Pictures stay out of the copy; restate everything else in the material exactly.

MATERIAL:
________
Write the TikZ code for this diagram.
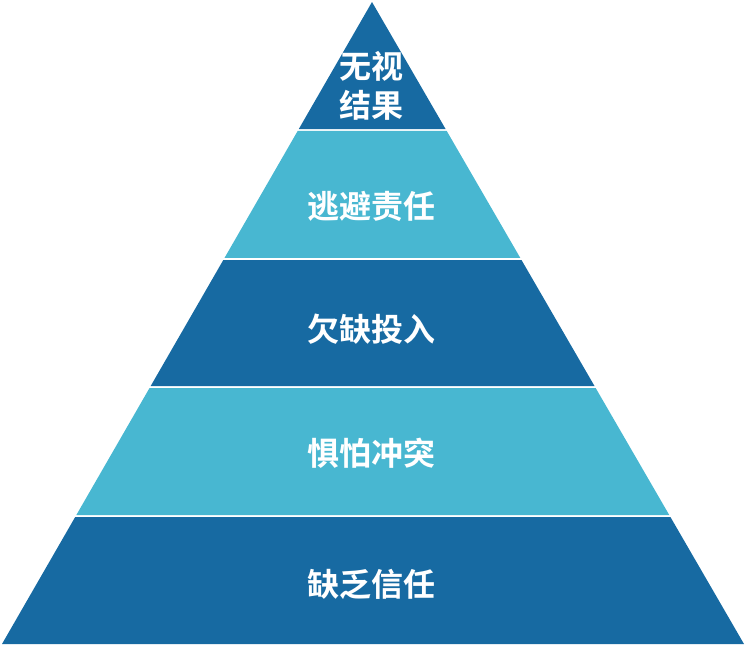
\documentclass[tikz,border=0pt]{standalone}
\usepackage{fontspec}
\newfontfamily\cjk{Noto Sans CJK SC Bold}
\usetikzlibrary{calc}
\definecolor{darkblue}{HTML}{176AA2}
\definecolor{lightblue}{HTML}{48B7D1}
\tikzset{
  layertext/.style={text=white, font=\cjk\fontsize{32}{39}\selectfont, inner sep=0pt, align=center},
}
\begin{document}
\begin{tikzpicture}[x=1pt,y=-1pt]
\useasboundingbox (0,0) rectangle (745,646);
\coordinate (A) at (372,2);
\coordinate (BL) at (2,644);
\coordinate (BR) at (744,644);
\def\Lp#1{($(A)!#1!(BL)$)}
\def\Rp#1{($(A)!#1!(BR)$)}
% layer 1 (2-129)
\fill[darkblue] (A) -- \Lp{0.19782} -- \Rp{0.19782} -- cycle;
% layer 2 (131-258)
\fill[lightblue] \Lp{0.20093} -- \Rp{0.20093} -- \Rp{0.39875} -- \Lp{0.39875} -- cycle;
% layer 3 (260-386)
\fill[darkblue] \Lp{0.40187} -- \Rp{0.40187} -- \Rp{0.59813} -- \Lp{0.59813} -- cycle;
% layer 4 (388-515)
\fill[lightblue] \Lp{0.60125} -- \Rp{0.60125} -- \Rp{0.79907} -- \Lp{0.79907} -- cycle;
% layer 5 (517-644)
\fill[darkblue] \Lp{0.80218} -- \Rp{0.80218} -- (BR) -- (BL) -- cycle;
\node[layertext] (t1) at (371,86) {无视\\结果};
\node[layertext] (t2) at (371,206) {逃避责任};
\node[layertext] (t3) at (371,329) {欠缺投入};
\node[layertext] (t4) at (371,453) {惧怕冲突};
\node[layertext] (t5) at (371,584) {缺乏信任};
\end{tikzpicture}
\end{document}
________
THE SOLUTION:
Write the TikZ code for this diagram.
\documentclass[tikz,border=0pt]{standalone}
\usepackage{fontspec}
\newfontfamily\cjk{Noto Sans CJK SC Bold}
\usetikzlibrary{calc}
\definecolor{darkblue}{HTML}{176AA2}
\definecolor{lightblue}{HTML}{48B7D1}
\tikzset{
  layertext/.style={text=white, font=\cjk\fontsize{32}{39}\selectfont, inner sep=0pt, align=center},
}
\begin{document}
\begin{tikzpicture}[x=1pt,y=-1pt]
\useasboundingbox (0,0) rectangle (745,646);
\coordinate (A) at (372,2);
\coordinate (BL) at (2,644);
\coordinate (BR) at (744,644);
\def\Lp#1{($(A)!#1!(BL)$)}
\def\Rp#1{($(A)!#1!(BR)$)}
% layer 1 (2-129)
\fill[darkblue] (A) -- \Lp{0.19782} -- \Rp{0.19782} -- cycle;
% layer 2 (131-258)
\fill[lightblue] \Lp{0.20093} -- \Rp{0.20093} -- \Rp{0.39875} -- \Lp{0.39875} -- cycle;
% layer 3 (260-386)
\fill[darkblue] \Lp{0.40187} -- \Rp{0.40187} -- \Rp{0.59813} -- \Lp{0.59813} -- cycle;
% layer 4 (388-515)
\fill[lightblue] \Lp{0.60125} -- \Rp{0.60125} -- \Rp{0.79907} -- \Lp{0.79907} -- cycle;
% layer 5 (517-644)
\fill[darkblue] \Lp{0.80218} -- \Rp{0.80218} -- (BR) -- (BL) -- cycle;
\node[layertext] (t1) at (371,86) {无视\\结果};
\node[layertext] (t2) at (371,206) {逃避责任};
\node[layertext] (t3) at (371,329) {欠缺投入};
\node[layertext] (t4) at (371,453) {惧怕冲突};
\node[layertext] (t5) at (371,584) {缺乏信任};
\end{tikzpicture}
\end{document}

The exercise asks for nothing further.